Narrativamente, The Legend of Ochi è molto semplice e lineare muovendosi essenzialmente nei territori del coming of age. Il viaggio di Yuri, magnificamente interpretata dal volto fiabesco della tedesca Helena Zengel, è chiaramente un viaggio di crescita che la porterà a prendere coscienza di sé e del suo passato ma anche dell’ambiente che la circonda. Infatti, The Legend of Ochi è anche una parabola fieramente ambientalista che promuove la salvaguardia della natura e delle specie che la popolano incoraggiando la coabitazione tra diversi popoli. La storia, infatti, parte dall’ignoranza della superstizione, dal cieco odio promosso e trasmesso da chi non sa e non vuole sapere, fino ad arrivare alla scoperta, alla conoscenza data dall’apertura mentale. Ed è un ottimistico balzo di speranza per la determinazione delle nuove generazioni a muovere la morale ultima del film, in perfetta coerenza con il filone cinematografico per ragazzi a cui il film di Saxon si annette.

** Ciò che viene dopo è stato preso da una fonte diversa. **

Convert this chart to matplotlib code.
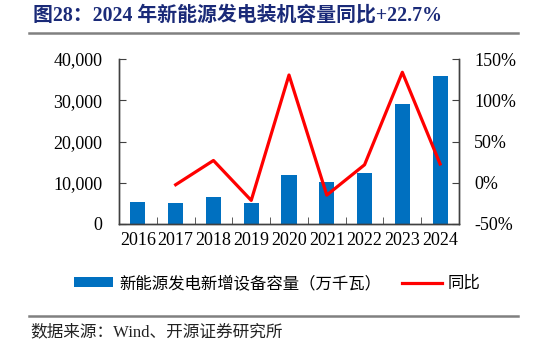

Il limite maggiore di The Legend of Ochi è rappresentato proprio da questo suo essere un film per ragazzi fuori tempo massimo. Mi spiego meglio. Essendo così splendidamente vintage e allo stesso tempo rivolgendosi a un pubblico ben preciso di adolescenti e preadolescenti, The Legend of Ochi rischia di non risultare accattivante per i ragazzi di oggi e, allo stesso tempo, anche e più logicamente per gli adulti. Rimane, così, un prodotto un po’ difficile da vendere al pubblico e nonostante sia dichiaratamente mainstream, risulta molto di nicchia rischiando di affascinare quasi esclusivamente i quarantenni di oggi che sono rimasti molto legati al cinema per ragazzi di ieri.

Da citare assolutamente il lavoro sonoro svolto sul film, che unisce la suggestiva colonna sonora originale composta da David Longstreth a un importante sound design meritevole dei maggiori riconoscimenti nel settore.

The Legend of Ochi arriva nei cinema italiani l’8 maggio distribuito da I Wonder Pictures.

Roberto Giacomelli

PRO CONTRO
  • Il lavoro magnifico svolto sugli effetti speciali.
  • L’aspetto visivo e sonoro.
  • La bella prova di Helena Zengel.
  • Rischia di non avere un pubblico.